Возьмем для примера слово «классика». Может ли оно оставаться только в единственном числе, если мы употребляем его без множественного определения, вроде «национальные классики (каноны, не люди)», «классики (классические произведения) разных периодов»? Известно, что античная система обучения ритора, по сути общественного деятеля, включала в себя хорошее знание текстов, которое позволяет убедительнее говорить о ситуации. Такие стройные тексты, позволяющие и правильно организовать строй мыслей, и могли быть названы и просто образцовыми, и «классическими», как бы стоящими в военном строю и готовые к успешному бою. Когда мы знаем такое происхождение слова, мы можем понять лучше свойства вещи, обозначенной этим понятием, и увидеть, когда она может отвечать своей множественностью множественности других практик.

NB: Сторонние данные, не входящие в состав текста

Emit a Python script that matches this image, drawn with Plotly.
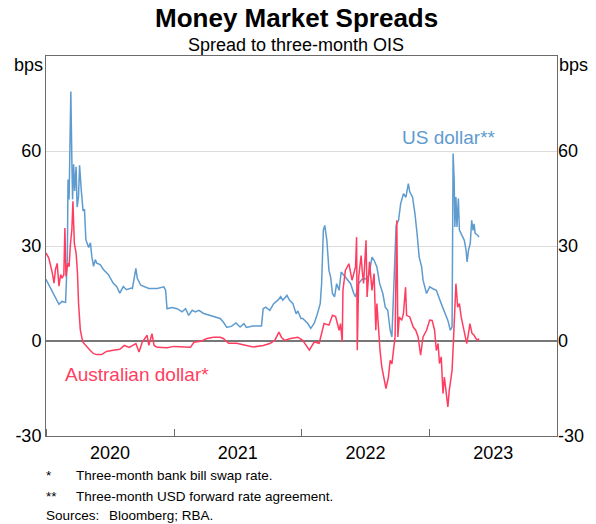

В науке XX века стали исследовать различные порядки происхождения читательского опыта, например русские формалисты во главе с Ю. Н. Тыняновым выпустили в 1926 году книгу по истории русской прозы пушкинской и гоголевской поры, рассмотрев таких авторов как Сенковский и Вельтман, которые и были весьма востребованным чтением в те годы. Исследователи показали, что такие писатели формировали читателя как активного участника литературы, что читатель не ждал привычных эмоциональных раздражителей, а привыкал, например, что у какой-то истории может быть второе дно, что убийцей может оказаться не благородный мститель, а садовник. Поэтому хотя эти писатели и не стали классикой – ведь невозможно представить, чтобы вместо Тургенева и Достоевского в Европе стал бы известен Вельтман, там своих беллетристов хватало, – они все же способствовали становлению того читательского опыта, на который уже опирались Гоголь, Достоевский и Толстой, требующего согласиться с непредопределенностью героев, с тем, что герой не сводится к своему готовому характеру, благодаря чему потом и стала возможна экспансия русской классической литературы. Таким образом, русский формализм, хотя и не был критической теорией в строгом смысле, он показал, что существовала не «литература», а «литературы», не «классика», а «классики» и что благодаря этой множественности и стали возможны те эффекты русского романа, которые и сделали его мировым явлением.